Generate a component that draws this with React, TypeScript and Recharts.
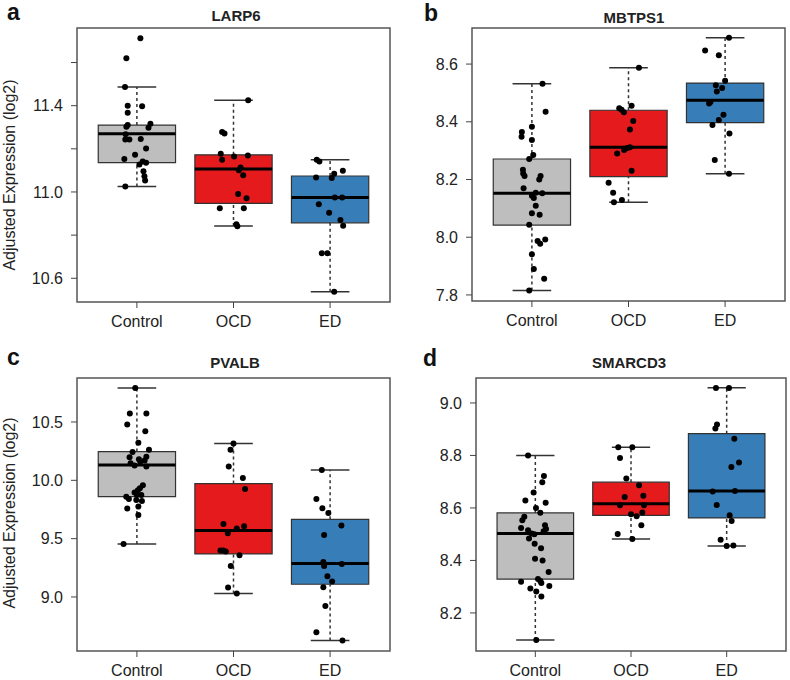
import React from 'react';
import { ComposedChart, XAxis, YAxis, Scatter, ReferenceArea, ReferenceLine } from 'recharts';

const groups = ['Control', 'OCD', 'ED'];
const groupColors = ['#BEBEBE', '#E41A1C', '#377EB8'];

// box stats per group: [lower whisker, Q1, median, Q3, upper whisker]
const larp6Stats = [
  [11.025, 11.136, 11.27, 11.31, 11.487],
  [10.842, 10.947, 11.107, 11.172, 11.425],
  [10.538, 10.857, 10.974, 11.074, 11.149],
];
const larp6Ctrl = [11.712, 11.62, 11.487, 11.4, 11.397, 11.367, 11.302, 11.31, 11.316, 11.298, 11.267, 11.243, 11.243, 11.245, 11.201, 11.172, 11.153, 11.141, 11.136, 11.127, 11.096, 11.073, 11.053, 11.025];
const larp6CtrlJit = [0.036, -0.109, -0.123, -0.095, 0.054, -0.095, -0.109, -0.095, 0.14, 0.12, -0.116, -0.078, -0.12, 0.04, 0.095, -0.019, -0.13, 0.06, 0.095, 0.026, 0.068, 0.078, 0.085, -0.12];
const larp6Ocd = [11.425, 11.278, 11.271, 11.177, 11.149, 11.164, 11.169, 11.113, 11.101, 11.078, 10.991, 10.971, 10.924, 10.924, 10.85, 10.841];
const larp6OcdJit = [0.152, -0.118, -0.093, -0.132, -0.118, 0.006, 0.149, 0.073, 0.055, 0.1, 0.048, 0.135, -0.142, 0.107, 0.03, 0.04];
const larp6Ed = [11.149, 11.141, 11.067, 11.065, 11.085, 11.098, 10.974, 10.974, 10.943, 10.904, 10.87, 10.843, 10.716, 10.716, 10.538];
const larp6EdJit = [-0.138, -0.111, -0.145, 0.017, 0.042, 0.132, 0.049, 0.125, -0.117, -0.01, 0.107, 0.135, -0.086, -0.028, 0.042];
const larp6Ticks = [10.6, 10.8, 11.0, 11.2, 11.4, 11.6];
const larp6Labelled = [10.6, 11.0, 11.4];

const mbtps1Stats = [
  [7.815, 8.042, 8.152, 8.271, 8.532],
  [8.121, 8.21, 8.312, 8.44, 8.587],
  [8.22, 8.397, 8.475, 8.534, 8.691],
];
const mbtps1Ctrl = [8.532, 8.435, 8.383, 8.365, 8.348, 8.337, 8.285, 8.271, 8.234, 8.221, 8.212, 8.212, 8.2, 8.17, 8.154, 8.144, 8.136, 8.152, 8.109, 8.083, 8.078, 8.043, 7.987, 7.977, 7.992, 7.941, 7.89, 7.856, 7.815];
const mbtps1CtrlJit = [0.11, 0.142, 0.0, -0.104, -0.107, 0.0, 0.014, -0.028, -0.093, -0.09, -0.076, 0.09, 0.076, -0.086, 0.04, 0.0, 0.02, 0.107, 0.04, 0.0, 0.08, -0.028, 0.059, 0.086, 0.138, 0.0, 0.02, 0.127, -0.028];
const mbtps1Ocd = [8.587, 8.447, 8.442, 8.433, 8.456, 8.403, 8.373, 8.312, 8.309, 8.302, 8.29, 8.23, 8.189, 8.154, 8.129, 8.121];
const mbtps1OcdJit = [0.108, -0.096, -0.072, -0.048, 0.032, 0.049, 0.015, 0.015, -0.013, -0.045, -0.117, 0.032, -0.206, -0.159, -0.068, -0.151];
const mbtps1Ed = [8.691, 8.647, 8.631, 8.542, 8.527, 8.517, 8.505, 8.469, 8.463, 8.424, 8.406, 8.389, 8.359, 8.268, 8.22];
const mbtps1EdJit = [0.04, -0.207, -0.065, 0.0, -0.096, -0.031, -0.086, -0.152, -0.166, -0.017, -0.065, -0.131, 0.045, -0.107, 0.04];
const mbtps1Ticks = [7.8, 8.0, 8.2, 8.4, 8.6];

const pvalbStats = [
  [9.454, 9.86, 10.131, 10.246, 10.791],
  [9.029, 9.369, 9.569, 9.972, 10.315],
  [8.626, 9.109, 9.286, 9.666, 10.089],
];
const pvalbCtrl = [10.791, 10.572, 10.572, 10.478, 10.42, 10.323, 10.263, 10.243, 10.197, 10.18, 10.203, 10.169, 10.146, 10.16, 10.126, 10.118, 9.957, 9.932, 9.915, 9.895, 9.874, 9.874, 9.86, 9.84, 9.831, 9.823, 9.758, 9.775, 9.703, 9.454];
const pvalbCtrlJit = [-0.017, -0.073, 0.098, -0.1, 0.087, 0.015, 0.125, -0.045, -0.076, 0.021, 0.098, 0.08, -0.065, 0.035, -0.024, 0.098, 0.062, 0.031, 0.01, -0.024, 0.0, 0.046, -0.11, -0.083, -0.006, 0.052, -0.1, 0.015, 0.015, -0.138];
const pvalbOcd = [10.315, 10.263, 10.118, 10.02, 9.926, 9.626, 9.586, 9.606, 9.546, 9.398, 9.398, 9.389, 9.357, 9.266, 9.082, 9.029];
const pvalbOcdJit = [0.0, -0.031, -0.049, 0.097, 0.12, -0.104, 0.034, 0.11, -0.059, -0.135, -0.108, -0.08, 0.062, -0.028, -0.056, 0.034];
const pvalbEd = [10.089, 9.84, 9.76, 9.72, 9.612, 9.531, 9.3, 9.266, 9.283, 9.178, 9.132, 9.083, 8.923, 8.698, 8.626];
const pvalbEdJit = [-0.086, -0.142, -0.08, -0.018, 0.117, -0.062, -0.07, -0.062, 0.121, -0.028, 0.021, -0.07, -0.049, -0.142, 0.128];
const pvalbTicks = [9.0, 9.5, 10.0, 10.5];

const smarcd3Stats = [
  [8.097, 8.329, 8.503, 8.581, 8.8],
  [8.482, 8.572, 8.616, 8.698, 8.831],
  [8.455, 8.562, 8.665, 8.883, 9.058],
];
const smarcd3Ctrl = [8.8, 8.722, 8.698, 8.659, 8.628, 8.62, 8.6, 8.582, 8.566, 8.553, 8.534, 8.524, 8.52, 8.511, 8.515, 8.503, 8.5, 8.484, 8.464, 8.446, 8.406, 8.4, 8.356, 8.319, 8.329, 8.322, 8.314, 8.303, 8.293, 8.282, 8.263, 8.097];
const smarcd3CtrlJit = [-0.076, 0.09, 0.073, -0.018, -0.104, 0.108, 0.007, 0.052, -0.115, -0.136, 0.101, -0.149, 0.112, 0.087, -0.076, -0.039, -0.01, -0.066, -0.007, 0.06, -0.003, 0.076, 0.139, -0.149, 0.028, 0.052, 0.063, 0.146, -0.052, 0.01, 0.063, 0.01];
const smarcd3Ocd = [8.831, 8.831, 8.79, 8.712, 8.686, 8.642, 8.646, 8.61, 8.61, 8.576, 8.568, 8.583, 8.534, 8.501, 8.482];
const smarcd3OcdJit = [-0.133, 0.014, -0.115, -0.049, 0.084, -0.066, 0.129, -0.115, 0.136, 0.0, 0.059, 0.118, 0.108, -0.139, 0.014];
const smarcd3Ed = [9.057, 9.057, 8.903, 8.918, 8.864, 8.773, 8.756, 8.663, 8.665, 8.611, 8.572, 8.55, 8.479, 8.455, 8.457];
const smarcd3EdJit = [-0.112, 0.024, -0.118, -0.101, 0.08, 0.129, 0.049, -0.146, 0.087, -0.104, 0.031, 0.052, -0.063, 0.0, 0.07];
const smarcd3Ticks = [8.2, 8.4, 8.6, 8.8, 9.0];

const FONT = '"Liberation Sans", Arial, Helvetica, sans-serif';
const X_DOMAIN = [0.38, 3.62];

const panels = [
  {
    letter: 'a', title: 'LARP6', left: 0, top: 0, plotTop: 28, xHeight: 30, bottom: 8, yWidth: 77, right: 5,
    domain: [10.49, 11.76], ticks: larp6Ticks, labelled: larp6Labelled, stats: larp6Stats,
    points: [[larp6Ctrl, larp6CtrlJit], [larp6Ocd, larp6OcdJit], [larp6Ed, larp6EdJit]],
    yLabel: true, letterPos: [7, 20], titlePos: [236, 21], yLabelY: 175,
  },
  {
    letter: 'b', title: 'MBTPS1', left: 395, top: 0, plotTop: 28, xHeight: 30, bottom: 9, yWidth: 77, right: 5,
    domain: [7.779, 8.725], ticks: mbtps1Ticks, labelled: mbtps1Ticks, stats: mbtps1Stats,
    points: [[mbtps1Ctrl, mbtps1CtrlJit], [mbtps1Ocd, mbtps1OcdJit], [mbtps1Ed, mbtps1EdJit]],
    yLabel: false, letterPos: [29, 21], titlePos: [239, 23], yLabelY: 175,
  },
  {
    letter: 'c', title: 'PVALB', left: 0, top: 340, plotTop: 38, xHeight: 29, bottom: 0, yWidth: 77, right: 5,
    domain: [8.537, 10.877], ticks: pvalbTicks, labelled: pvalbTicks, stats: pvalbStats,
    points: [[pvalbCtrl, pvalbCtrlJit], [pvalbOcd, pvalbOcdJit], [pvalbEd, pvalbEdJit]],
    yLabel: true, letterPos: [7, 25], titlePos: [235, 28], yLabelY: 173,
  },
  {
    letter: 'd', title: 'SMARCD3', left: 395, top: 340, plotTop: 38, xHeight: 29, bottom: 0, yWidth: 81, right: 4,
    domain: [8.055, 9.095], ticks: smarcd3Ticks, labelled: smarcd3Ticks, stats: smarcd3Stats,
    points: [[smarcd3Ctrl, smarcd3CtrlJit], [smarcd3Ocd, smarcd3OcdJit], [smarcd3Ed, smarcd3EdJit]],
    yLabel: false, letterPos: [28, 26], titlePos: [234, 28], yLabelY: 173,
  },
];

const Dot = (props: any) => <circle cx={props.cx} cy={props.cy} r={3} fill="#000" />;

const Panel = ({ p }: { p: any }) => {
  const pts = p.points.flatMap(([vals, jit]: number[][], i: number) =>
    vals.map((v: number, j: number) => ({ x: i + 1 + jit[j], y: v }))
  );

  return (
    <div style={{ position: 'absolute', left: p.left, top: p.top, width: 395, height: 340 }}>
      <ComposedChart
        width={395}
        height={340}
        margin={{ top: p.plotTop, right: p.right, bottom: p.bottom, left: 0 }}
      >
        <XAxis
          type="number"
          dataKey="x"
          domain={X_DOMAIN}
          ticks={[1, 2, 3]}
          allowDataOverflow
          height={p.xHeight}
          axisLine={false}
          tickSize={6}
          tickMargin={8}
          tickLine={{ stroke: '#444' }}
          tick={{ fill: '#222', fontSize: 16, fontFamily: FONT }}
          tickFormatter={(v: number) => groups[Math.round(v) - 1]}
        />
        <YAxis
          type="number"
          dataKey="y"
          domain={p.domain}
          ticks={p.ticks}
          allowDataOverflow
          width={p.yWidth}
          axisLine={false}
          tickSize={6}
          tickMargin={8}
          tickLine={{ stroke: '#444' }}
          tick={{ fill: '#222', fontSize: 16, fontFamily: FONT }}
          tickFormatter={(v: number) => (p.labelled.includes(v) ? v.toFixed(1) : '')}
        />
        {p.stats.map((s: number[], i: number) => {
          const c = i + 1;
          return (
            <React.Fragment key={groups[i]}>
              <ReferenceLine segment={[{ x: c, y: s[3] }, { x: c, y: s[4] }]} stroke="#333" strokeWidth={1.5} strokeDasharray="3 3" />
              <ReferenceLine segment={[{ x: c, y: s[0] }, { x: c, y: s[1] }]} stroke="#333" strokeWidth={1.5} strokeDasharray="3 3" />
              <ReferenceLine segment={[{ x: c - 0.2, y: s[4] }, { x: c + 0.2, y: s[4] }]} stroke="#333" strokeWidth={1.5} />
              <ReferenceLine segment={[{ x: c - 0.2, y: s[0] }, { x: c + 0.2, y: s[0] }]} stroke="#333" strokeWidth={1.5} />
              <ReferenceArea x1={c - 0.4} x2={c + 0.4} y1={s[1]} y2={s[3]} fill={groupColors[i]} fillOpacity={1} stroke="#333" strokeWidth={1.2} />
              <ReferenceLine segment={[{ x: c - 0.4, y: s[2] }, { x: c + 0.4, y: s[2] }]} stroke="#000" strokeWidth={3} />
            </React.Fragment>
          );
        })}
        <Scatter data={pts} fill="#000" shape={Dot} isAnimationActive={false} />
        <ReferenceArea x1={X_DOMAIN[0]} x2={X_DOMAIN[1]} y1={p.domain[0]} y2={p.domain[1]} fill="none" stroke="#555" strokeWidth={1.5} />
      </ComposedChart>
      <svg width={395} height={340} style={{ position: 'absolute', left: 0, top: 0, pointerEvents: 'none' }}>
        <text x={p.letterPos[0]} y={p.letterPos[1]} fontFamily={FONT} fontWeight="bold" fontSize={23} fill="#111">
          {p.letter}
        </text>
        <text x={p.titlePos[0]} y={p.titlePos[1]} textAnchor="middle" fontFamily={FONT} fontWeight="bold" fontSize={15} fill="#222">
          {p.title}
        </text>
        {p.yLabel && (
          <text
            transform={`translate(15, ${p.yLabelY}) rotate(-90)`}
            textAnchor="middle"
            fontFamily={FONT}
            fontSize={16}
            fill="#222"
          >
            Adjusted Expression (log2)
          </text>
        )}
      </svg>
    </div>
  );
};

export default function App() {
  return (
    <div style={{ position: 'absolute', left: 0, top: 0, width: 790, height: 680, background: '#fff' }}>
      {panels.map((p) => (
        <Panel key={p.letter} p={p} />
      ))}
    </div>
  );
}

EXERCISE
Starting with the first line of the data above and ending with the line containing "const groupColors = ['#BEBEBE', '#E41A1C', '#377EB8'];", please restate every line exactly, leaving images out.

IN RESPONSE
Generate a component that draws this with React, TypeScript and Recharts.
import React from 'react';
import { ComposedChart, XAxis, YAxis, Scatter, ReferenceArea, ReferenceLine } from 'recharts';

const groups = ['Control', 'OCD', 'ED'];
const groupColors = ['#BEBEBE', '#E41A1C', '#377EB8'];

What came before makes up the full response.